Machine learning, mathematical modeling and 4E (energy, exergy, environmental, and economic) analysis of an indirect solar dryer for drying sweet potato

A developed indirect solar dryer is built and operated to dry sweet potato cubes. Since, numerous instruments have gathered experimental data to comprehensively evaluate the system's energy, exergy, environmental, and economical aspects. Additionally, four machine learning algorithms, namely Decision Trees (DT), Gradient Boosting Regression (GBR), Multiple Linear Regression (MLR), and Random Forest (RF), are evolved to forecast the solar collector's energy (RSAH,η) and exergy efficiency (RSAH,ηEX) as well as the drying chamber's mean drying temperature and exergy efficiency (DC,ηEx). In addition, ten drying kinetics mathematical models were employed to fit with sweet potato moisture ratio variation over the experiment. Also, Color and bioactive compounds were analyzed. Results show that, RSAH,η and RSAH,ηEX was 72.9 %, and 5.6 %, respectively. Storage unit thermal (ηTh.,SUPCM)and exergy efficiency (ηEx,SUPCM) were 43.4 %, and 18.4 %, respectively, the discharging lasted around 5.5 h. Theoretical drying chamber thermal efficiency (DC,ηth) was from 21.9 to 97.2 %. And av. DC,ηEx was 46.1 %. RF algorithm achieved the best results for RSAH,η, RSAH,ηEX , DC,Tmean, and DC,ηEx forecasting, because of its superior adaptability and generalization.
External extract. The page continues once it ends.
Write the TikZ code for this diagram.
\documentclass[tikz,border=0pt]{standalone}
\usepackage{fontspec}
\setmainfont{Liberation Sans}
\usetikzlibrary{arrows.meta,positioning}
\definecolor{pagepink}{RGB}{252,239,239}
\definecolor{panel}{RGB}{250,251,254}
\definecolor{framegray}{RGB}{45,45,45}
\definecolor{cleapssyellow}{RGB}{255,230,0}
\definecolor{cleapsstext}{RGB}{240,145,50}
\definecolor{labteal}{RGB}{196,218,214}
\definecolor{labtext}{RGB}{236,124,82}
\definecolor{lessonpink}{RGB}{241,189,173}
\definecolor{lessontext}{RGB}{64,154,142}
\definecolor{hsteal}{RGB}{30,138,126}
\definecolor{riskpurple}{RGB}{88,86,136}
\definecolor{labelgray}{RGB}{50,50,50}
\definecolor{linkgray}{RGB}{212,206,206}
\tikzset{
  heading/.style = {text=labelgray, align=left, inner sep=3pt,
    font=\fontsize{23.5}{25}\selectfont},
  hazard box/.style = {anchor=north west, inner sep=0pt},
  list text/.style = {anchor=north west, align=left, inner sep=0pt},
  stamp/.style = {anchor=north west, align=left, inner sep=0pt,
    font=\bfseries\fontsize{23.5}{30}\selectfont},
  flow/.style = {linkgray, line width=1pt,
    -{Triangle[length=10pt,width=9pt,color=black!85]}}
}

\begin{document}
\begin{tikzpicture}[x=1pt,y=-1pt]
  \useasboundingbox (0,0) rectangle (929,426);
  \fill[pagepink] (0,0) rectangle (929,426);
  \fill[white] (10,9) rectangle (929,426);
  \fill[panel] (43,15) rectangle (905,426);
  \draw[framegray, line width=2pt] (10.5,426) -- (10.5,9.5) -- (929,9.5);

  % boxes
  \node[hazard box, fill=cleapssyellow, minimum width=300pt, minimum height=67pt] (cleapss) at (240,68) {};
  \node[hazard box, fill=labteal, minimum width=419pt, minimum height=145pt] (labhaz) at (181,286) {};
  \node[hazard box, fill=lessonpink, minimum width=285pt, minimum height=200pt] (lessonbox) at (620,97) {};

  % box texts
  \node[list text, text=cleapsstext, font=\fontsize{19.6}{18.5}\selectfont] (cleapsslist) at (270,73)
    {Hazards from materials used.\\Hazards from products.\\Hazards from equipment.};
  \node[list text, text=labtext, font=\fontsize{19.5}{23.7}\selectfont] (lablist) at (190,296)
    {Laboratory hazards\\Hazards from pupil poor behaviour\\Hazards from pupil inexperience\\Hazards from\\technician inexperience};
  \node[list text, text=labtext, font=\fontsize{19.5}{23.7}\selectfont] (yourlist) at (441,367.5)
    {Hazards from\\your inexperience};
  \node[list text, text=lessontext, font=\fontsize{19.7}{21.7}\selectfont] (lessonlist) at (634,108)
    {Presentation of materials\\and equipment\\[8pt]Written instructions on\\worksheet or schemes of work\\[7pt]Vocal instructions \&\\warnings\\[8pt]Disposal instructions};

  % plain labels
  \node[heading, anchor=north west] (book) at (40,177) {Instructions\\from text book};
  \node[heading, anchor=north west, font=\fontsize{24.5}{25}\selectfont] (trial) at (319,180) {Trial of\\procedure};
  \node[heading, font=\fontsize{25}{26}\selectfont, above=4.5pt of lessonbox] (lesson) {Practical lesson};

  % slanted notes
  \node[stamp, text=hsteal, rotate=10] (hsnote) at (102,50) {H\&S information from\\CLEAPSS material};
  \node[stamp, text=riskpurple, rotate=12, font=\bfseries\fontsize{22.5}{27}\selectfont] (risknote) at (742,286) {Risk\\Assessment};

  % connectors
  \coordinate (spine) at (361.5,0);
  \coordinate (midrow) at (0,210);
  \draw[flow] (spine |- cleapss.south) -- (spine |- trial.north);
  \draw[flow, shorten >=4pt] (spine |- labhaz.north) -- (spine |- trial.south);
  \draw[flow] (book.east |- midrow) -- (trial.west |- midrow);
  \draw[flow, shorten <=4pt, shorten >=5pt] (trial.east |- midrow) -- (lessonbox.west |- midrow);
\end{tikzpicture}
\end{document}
The overall dryer efficiency was 15 % with a specific energy consumption of 4.509 kWh/kg moisture. The Page model showed the best fitting with sweet potato moisture ratio data. In addition, CO2 mitigation reached 20.2 with earned carbon credit is 56771 RMB. The economic payback period is 29.24 months, the annual total revenue is 8464 RMB and 0.7 RMB as a Return on investment.